[start Stored data]

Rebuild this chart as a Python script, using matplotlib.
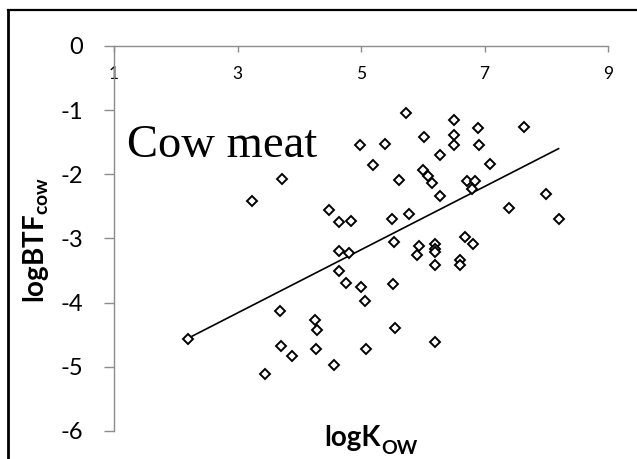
import numpy as np
import matplotlib
matplotlib.use("Agg")
from matplotlib import pyplot as plt
from matplotlib.lines import Line2D

plt.rcParams['font.family'] = ['Lato', 'DejaVu Sans']
plt.rcParams['mathtext.fontset'] = 'custom'
plt.rcParams['mathtext.rm'] = 'Lato'
plt.rcParams['mathtext.bf'] = 'Lato:bold'

# logKow vs logBTF for cow meat
log_kow = [2.20, 3.24, 3.72, 3.44, 3.69, 3.70, 3.88, 4.25, 4.29, 4.27,
           4.48, 4.56, 4.64, 4.83, 4.65, 4.81, 4.65, 4.75, 4.98, 5.00,
           5.07, 5.08, 5.20, 5.39, 5.50, 5.53, 5.52, 5.55, 5.61, 5.73,
           5.78, 5.90, 5.94, 6.02, 6.01, 6.09, 6.15, 6.20, 6.20, 6.20,
           6.20, 6.20, 6.28, 6.28, 6.50, 6.50, 6.50, 6.60, 6.60, 6.69,
           6.72, 6.81, 6.84, 6.80, 6.89, 6.91, 7.09, 7.39, 7.64, 8.00,
           8.20]
log_btf = [-4.56, -2.42, -2.07, -5.11, -4.13, -4.68, -4.83, -4.27, -4.43, -4.72,
           -2.56, -4.97, -2.74, -2.73, -3.20, -3.23, -3.51, -3.69, -1.54, -3.76,
           -3.97, -4.72, -1.86, -1.53, -2.70, -3.05, -3.71, -4.40, -2.09, -1.05,
           -2.62, -3.26, -3.11, -1.42, -1.93, -2.03, -2.14, -3.09, -3.16, -3.21,
           -3.41, -4.61, -1.70, -2.34, -1.15, -1.39, -1.54, -3.33, -3.41, -2.97,
           -2.11, -3.08, -2.10, -2.23, -1.28, -1.54, -1.84, -2.52, -1.26, -2.31,
           -2.70]

# linear trendline
trend_slope = 0.4925
trend_icpt = -5.638

xticks = [1, 3, 5, 7, 9]
yticks = [0, -1, -2, -3, -4, -5, -6]

W, H = 637, 459
fig = plt.figure(figsize=(W / 100, H / 100), dpi=100)
ax = fig.add_axes([114 / W, 1 - 431 / H, (608 - 114) / W, (431 - 46) / H])

kx = np.array([min(log_kow), max(log_kow)])
ax.plot(kx, trend_slope * kx + trend_icpt, color='black', lw=1.2, zorder=2)
ax.plot(log_kow, log_btf, linestyle='none', marker='D', markersize=5.6,
        mfc='white', mec='black', mew=1.4, zorder=3)

ax.set_xlim(1, 9)
ax.set_ylim(-6, 0)
ax.set_xticks(xticks)
ax.set_yticks(yticks)
ax.set_yticklabels([str(v) for v in yticks])

grey = '#8c8c8c'
ax.spines['bottom'].set_position(('data', 0))
ax.spines['top'].set_visible(False)
ax.spines['right'].set_visible(False)
for s in ('bottom', 'left'):
    ax.spines[s].set_color(grey)
    ax.spines[s].set_linewidth(1.0)
ax.tick_params(axis='x', direction='out', length=4.5, width=1.0, color=grey,
               labelsize=12.5, pad=10)
ax.tick_params(axis='y', direction='out', length=7, width=1.0, color=grey,
               labelsize=17, pad=15)
ax.patch.set_alpha(0)

fig.text(127 / W, 1 - 157 / H, 'Cow meat', fontfamily='Liberation Serif',
         fontsize=33.5, va='baseline', ha='left')
fig.text(36 / W, 1 - 240 / H, r'$\mathbf{logBTF_{cow}}$', rotation=90,
         fontsize=20, ha='center', va='center')

# x label with a lowered subscript
fig.text(381 / W, 1 - 446 / H, 'logK', fontsize=20, fontweight='bold',
         ha='right', va='baseline')
fig.text(381 / W, 1 - 454 / H, 'OW', fontsize=14, fontweight='bold',
         ha='left', va='baseline')

# outer frame (top and left edges)
fig.add_artist(Line2D([8 / W, 1], [1 - 10 / H, 1 - 10 / H], color='black', lw=1.6))
fig.add_artist(Line2D([8 / W, 8 / W], [0, 1 - 10 / H], color='black', lw=2.0))

fig.savefig('out.png', dpi=100)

[end Stored data]

## Do this
Please restate the material above line by line, exactly, beginning at its first line and ending with the line that contains "from matplotlib.lines import Line2D", without any pictures.

## Result for this task
Rebuild this chart as a Python script, using matplotlib.
import numpy as np
import matplotlib
matplotlib.use("Agg")
from matplotlib import pyplot as plt
from matplotlib.lines import Line2D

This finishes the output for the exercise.